WHAT YOU ARE ASKED TO DO:
Write out the listing below in full and exactly, leaving out every picture.

GIVEN INFORMATION:
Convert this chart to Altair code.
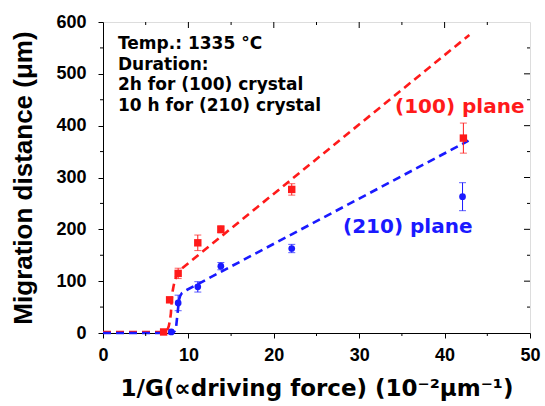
import altair as alt
import pandas as pd

# measured points
red_x = [7.1, 7.8, 8.8, 11.1, 13.8, 22.1, 42.2]
red_y = [2, 64, 115, 174, 200, 277, 376]
red_err = [0, 4, 10, 15, 7, 11, 29]

blue_x = [8.0, 8.8, 11.1, 13.8, 22.1, 42.1]
blue_y = [2, 58, 89, 129, 163, 263]
blue_err = [0, 15, 10, 7, 8, 27]

# fitted curves
red_fit_x = [0, 7.3, 7.55, 7.7, 7.85, 7.95, 8.07, 8.17, 8.26, 8.4, 8.57, 8.8, 9.04, 42.9]
red_fit_y = [2, 2, 6, 13, 25, 38, 70, 82, 90, 101, 109, 116, 122, 575]
blue_fit_x = [0, 8.2, 8.4, 8.57, 8.73, 8.9, 9.05, 9.24, 9.5, 9.8, 42.8]
blue_fit_y = [0, 0, 4, 13, 38, 64, 72, 77, 80, 83, 371]

x_minor = [5, 15, 25, 35, 45]
y_minor = [50, 150, 250, 350, 450, 550]
x_major_top = [10, 20, 30, 40]
y_major_right = [100, 200, 300, 400, 500]

notes = ["Temp.: 1335 °C", "Duration:", "2h for (100) crystal", "10 h for (210) crystal"]
label_red = "(100) plane"
label_blue = "(210) plane"

RED = "#ff1a1a"
BLUE = "#1a1aff"
FONT = "DejaVu Sans"
AFONT = "Liberation Sans"
W, H = 427, 311

xs = alt.Scale(domain=[0, 50], nice=False)
ys = alt.Scale(domain=[0, 600], nice=False)

pts = pd.DataFrame({
    "x": red_x + blue_x,
    "y": red_y + blue_y,
    "lo": [a - b for a, b in zip(red_y, red_err)] + [a - b for a, b in zip(blue_y, blue_err)],
    "hi": [a + b for a, b in zip(red_y, red_err)] + [a + b for a, b in zip(blue_y, blue_err)],
    "s": ["red"] * len(red_x) + ["blue"] * len(blue_x),
})
red_pts = pts[pts.s == "red"]
blue_pts = pts[pts.s == "blue"]
red_eb = red_pts[red_pts.hi > red_pts.lo]
blue_eb = blue_pts[blue_pts.hi > blue_pts.lo]

fit_red = pd.DataFrame({"x": red_fit_x, "y": red_fit_y})
fit_blue = pd.DataFrame({"x": blue_fit_x, "y": blue_fit_y})

X = alt.X("x:Q", scale=xs, axis=alt.Axis(
    title="1/G(∝driving force) (10⁻²μm⁻¹)", values=[0, 10, 20, 30, 40, 50],
    labelFont=AFONT, labelFontSize=18, labelFontWeight="bold", labelColor="black",
    titleFont=FONT, titleFontSize=23, titleFontWeight="bold", titleColor="black",
    tickSize=5, tickColor="black", domainColor="black", grid=False, labelPadding=8,
    titlePadding=13, labelFlush=False))
Y = alt.Y("y:Q", scale=ys, axis=alt.Axis(
    title="Migration distance (μm)", values=[0, 100, 200, 300, 400, 500, 600],
    labelFont=AFONT, labelFontSize=18, labelFontWeight="bold", labelColor="black",
    titleFont=AFONT, titleFontSize=26, titleFontWeight="bold", titleColor="black",
    tickSize=5, tickColor="black", domainColor="black", grid=False, labelPadding=12,
    titlePadding=19, labelFlush=False))

def xq(f="x"):
    return alt.X(f + ":Q", scale=xs)

def yq(f="y"):
    return alt.Y(f + ":Q", scale=ys)

base_line_red = alt.Chart(fit_red).mark_line(color=RED, strokeWidth=2.6, strokeDash=[8, 5]).encode(x=X, y=Y)
base_line_blue = alt.Chart(fit_blue).mark_line(color=BLUE, strokeWidth=2.6, strokeDash=[8, 5]).encode(x=xq(), y=yq())

def errbars(df, color):
    r = alt.Chart(df).mark_rule(color=color, strokeWidth=1).encode(x=xq(), y=yq("lo"), y2="hi:Q")
    t1 = alt.Chart(df).mark_tick(color=color, thickness=1, size=7, orient="horizontal").encode(x=xq(), y=yq("lo"))
    t2 = alt.Chart(df).mark_tick(color=color, thickness=1, size=7, orient="horizontal").encode(x=xq(), y=yq("hi"))
    return [r, t1, t2]

red_marks = alt.Chart(red_pts).mark_point(shape="square", filled=True, color=RED, size=55, opacity=1).encode(x=xq(), y=yq())
blue_marks = alt.Chart(blue_pts).mark_point(shape="circle", filled=True, color=BLUE, size=45, opacity=1).encode(x=xq(), y=yq())

# minor ticks on bottom/left, inward ticks on top/right
xminor = alt.Chart(pd.DataFrame({"x": x_minor})).mark_rule(color="black", strokeWidth=1).encode(
    x=xq(), y=alt.value(H), y2=alt.value(H + 3))
yminor = alt.Chart(pd.DataFrame({"y": y_minor})).mark_rule(color="black", strokeWidth=1).encode(
    y=yq(), x=alt.value(0), x2=alt.value(-3))
xtop = alt.Chart(pd.DataFrame({"x": x_major_top})).mark_rule(color="black", strokeWidth=1).encode(
    x=xq(), y=alt.value(0), y2=alt.value(6))
xtop_minor = alt.Chart(pd.DataFrame({"x": x_minor})).mark_rule(color="black", strokeWidth=1).encode(
    x=xq(), y=alt.value(0), y2=alt.value(3))
yright = alt.Chart(pd.DataFrame({"y": y_major_right})).mark_rule(color="black", strokeWidth=1).encode(
    y=yq(), x=alt.value(W), x2=alt.value(W - 6))
yright_minor = alt.Chart(pd.DataFrame({"y": y_minor})).mark_rule(color="black", strokeWidth=1).encode(
    y=yq(), x=alt.value(W), x2=alt.value(W - 3))

notes_df = pd.DataFrame({"t": ["\n".join(notes)]})
notes_txt = alt.Chart(notes_df).mark_text(
    align="left", baseline="alphabetic", font=FONT, fontSize=17, fontWeight="bold", color="black",
    lineBreak="\n", lineHeight=20.6
).encode(text="t:N", x=alt.value(15), y=alt.value(27))

lab_red = alt.Chart(pd.DataFrame({"t": [label_red]})).mark_text(
    align="left", baseline="middle", font=FONT, fontSize=20, fontWeight="bold", color=RED
).encode(text="t:N", x=alt.value(292), y=alt.value(85))
lab_blue = alt.Chart(pd.DataFrame({"t": [label_blue]})).mark_text(
    align="left", baseline="middle", font=FONT, fontSize=20, fontWeight="bold", color=BLUE
).encode(text="t:N", x=alt.value(240), y=alt.value(205))

chart = alt.layer(
    base_line_red, base_line_blue,
    *errbars(red_eb, RED), *errbars(blue_eb, BLUE),
    red_marks, blue_marks,
    xminor, yminor, xtop, xtop_minor, yright, yright_minor,
    notes_txt, lab_red, lab_blue,
).properties(
    width=W, height=H,
    autosize=alt.AutoSizeParams(type="none"),
    padding={"left": 103, "top": 22, "right": 15, "bottom": 73},
).configure_view(stroke="black", strokeWidth=1.5).configure(background="white")

chart.save("out.html", embed_options={"renderer": "svg", "actions": False})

ANSWER IN FULL:
Convert this chart to Altair code.
import altair as alt
import pandas as pd

# measured points
red_x = [7.1, 7.8, 8.8, 11.1, 13.8, 22.1, 42.2]
red_y = [2, 64, 115, 174, 200, 277, 376]
red_err = [0, 4, 10, 15, 7, 11, 29]

blue_x = [8.0, 8.8, 11.1, 13.8, 22.1, 42.1]
blue_y = [2, 58, 89, 129, 163, 263]
blue_err = [0, 15, 10, 7, 8, 27]

# fitted curves
red_fit_x = [0, 7.3, 7.55, 7.7, 7.85, 7.95, 8.07, 8.17, 8.26, 8.4, 8.57, 8.8, 9.04, 42.9]
red_fit_y = [2, 2, 6, 13, 25, 38, 70, 82, 90, 101, 109, 116, 122, 575]
blue_fit_x = [0, 8.2, 8.4, 8.57, 8.73, 8.9, 9.05, 9.24, 9.5, 9.8, 42.8]
blue_fit_y = [0, 0, 4, 13, 38, 64, 72, 77, 80, 83, 371]

x_minor = [5, 15, 25, 35, 45]
y_minor = [50, 150, 250, 350, 450, 550]
x_major_top = [10, 20, 30, 40]
y_major_right = [100, 200, 300, 400, 500]

notes = ["Temp.: 1335 °C", "Duration:", "2h for (100) crystal", "10 h for (210) crystal"]
label_red = "(100) plane"
label_blue = "(210) plane"

RED = "#ff1a1a"
BLUE = "#1a1aff"
FONT = "DejaVu Sans"
AFONT = "Liberation Sans"
W, H = 427, 311

xs = alt.Scale(domain=[0, 50], nice=False)
ys = alt.Scale(domain=[0, 600], nice=False)

pts = pd.DataFrame({
    "x": red_x + blue_x,
    "y": red_y + blue_y,
    "lo": [a - b for a, b in zip(red_y, red_err)] + [a - b for a, b in zip(blue_y, blue_err)],
    "hi": [a + b for a, b in zip(red_y, red_err)] + [a + b for a, b in zip(blue_y, blue_err)],
    "s": ["red"] * len(red_x) + ["blue"] * len(blue_x),
})
red_pts = pts[pts.s == "red"]
blue_pts = pts[pts.s == "blue"]
red_eb = red_pts[red_pts.hi > red_pts.lo]
blue_eb = blue_pts[blue_pts.hi > blue_pts.lo]

fit_red = pd.DataFrame({"x": red_fit_x, "y": red_fit_y})
fit_blue = pd.DataFrame({"x": blue_fit_x, "y": blue_fit_y})

X = alt.X("x:Q", scale=xs, axis=alt.Axis(
    title="1/G(∝driving force) (10⁻²μm⁻¹)", values=[0, 10, 20, 30, 40, 50],
    labelFont=AFONT, labelFontSize=18, labelFontWeight="bold", labelColor="black",
    titleFont=FONT, titleFontSize=23, titleFontWeight="bold", titleColor="black",
    tickSize=5, tickColor="black", domainColor="black", grid=False, labelPadding=8,
    titlePadding=13, labelFlush=False))
Y = alt.Y("y:Q", scale=ys, axis=alt.Axis(
    title="Migration distance (μm)", values=[0, 100, 200, 300, 400, 500, 600],
    labelFont=AFONT, labelFontSize=18, labelFontWeight="bold", labelColor="black",
    titleFont=AFONT, titleFontSize=26, titleFontWeight="bold", titleColor="black",
    tickSize=5, tickColor="black", domainColor="black", grid=False, labelPadding=12,
    titlePadding=19, labelFlush=False))

def xq(f="x"):
    return alt.X(f + ":Q", scale=xs)

def yq(f="y"):
    return alt.Y(f + ":Q", scale=ys)

base_line_red = alt.Chart(fit_red).mark_line(color=RED, strokeWidth=2.6, strokeDash=[8, 5]).encode(x=X, y=Y)
base_line_blue = alt.Chart(fit_blue).mark_line(color=BLUE, strokeWidth=2.6, strokeDash=[8, 5]).encode(x=xq(), y=yq())

def errbars(df, color):
    r = alt.Chart(df).mark_rule(color=color, strokeWidth=1).encode(x=xq(), y=yq("lo"), y2="hi:Q")
    t1 = alt.Chart(df).mark_tick(color=color, thickness=1, size=7, orient="horizontal").encode(x=xq(), y=yq("lo"))
    t2 = alt.Chart(df).mark_tick(color=color, thickness=1, size=7, orient="horizontal").encode(x=xq(), y=yq("hi"))
    return [r, t1, t2]

red_marks = alt.Chart(red_pts).mark_point(shape="square", filled=True, color=RED, size=55, opacity=1).encode(x=xq(), y=yq())
blue_marks = alt.Chart(blue_pts).mark_point(shape="circle", filled=True, color=BLUE, size=45, opacity=1).encode(x=xq(), y=yq())

# minor ticks on bottom/left, inward ticks on top/right
xminor = alt.Chart(pd.DataFrame({"x": x_minor})).mark_rule(color="black", strokeWidth=1).encode(
    x=xq(), y=alt.value(H), y2=alt.value(H + 3))
yminor = alt.Chart(pd.DataFrame({"y": y_minor})).mark_rule(color="black", strokeWidth=1).encode(
    y=yq(), x=alt.value(0), x2=alt.value(-3))
xtop = alt.Chart(pd.DataFrame({"x": x_major_top})).mark_rule(color="black", strokeWidth=1).encode(
    x=xq(), y=alt.value(0), y2=alt.value(6))
xtop_minor = alt.Chart(pd.DataFrame({"x": x_minor})).mark_rule(color="black", strokeWidth=1).encode(
    x=xq(), y=alt.value(0), y2=alt.value(3))
yright = alt.Chart(pd.DataFrame({"y": y_major_right})).mark_rule(color="black", strokeWidth=1).encode(
    y=yq(), x=alt.value(W), x2=alt.value(W - 6))
yright_minor = alt.Chart(pd.DataFrame({"y": y_minor})).mark_rule(color="black", strokeWidth=1).encode(
    y=yq(), x=alt.value(W), x2=alt.value(W - 3))

notes_df = pd.DataFrame({"t": ["\n".join(notes)]})
notes_txt = alt.Chart(notes_df).mark_text(
    align="left", baseline="alphabetic", font=FONT, fontSize=17, fontWeight="bold", color="black",
    lineBreak="\n", lineHeight=20.6
).encode(text="t:N", x=alt.value(15), y=alt.value(27))

lab_red = alt.Chart(pd.DataFrame({"t": [label_red]})).mark_text(
    align="left", baseline="middle", font=FONT, fontSize=20, fontWeight="bold", color=RED
).encode(text="t:N", x=alt.value(292), y=alt.value(85))
lab_blue = alt.Chart(pd.DataFrame({"t": [label_blue]})).mark_text(
    align="left", baseline="middle", font=FONT, fontSize=20, fontWeight="bold", color=BLUE
).encode(text="t:N", x=alt.value(240), y=alt.value(205))

chart = alt.layer(
    base_line_red, base_line_blue,
    *errbars(red_eb, RED), *errbars(blue_eb, BLUE),
    red_marks, blue_marks,
    xminor, yminor, xtop, xtop_minor, yright, yright_minor,
    notes_txt, lab_red, lab_blue,
).properties(
    width=W, height=H,
    autosize=alt.AutoSizeParams(type="none"),
    padding={"left": 103, "top": 22, "right": 15, "bottom": 73},
).configure_view(stroke="black", strokeWidth=1.5).configure(background="white")

chart.save("out.html", embed_options={"renderer": "svg", "actions": False})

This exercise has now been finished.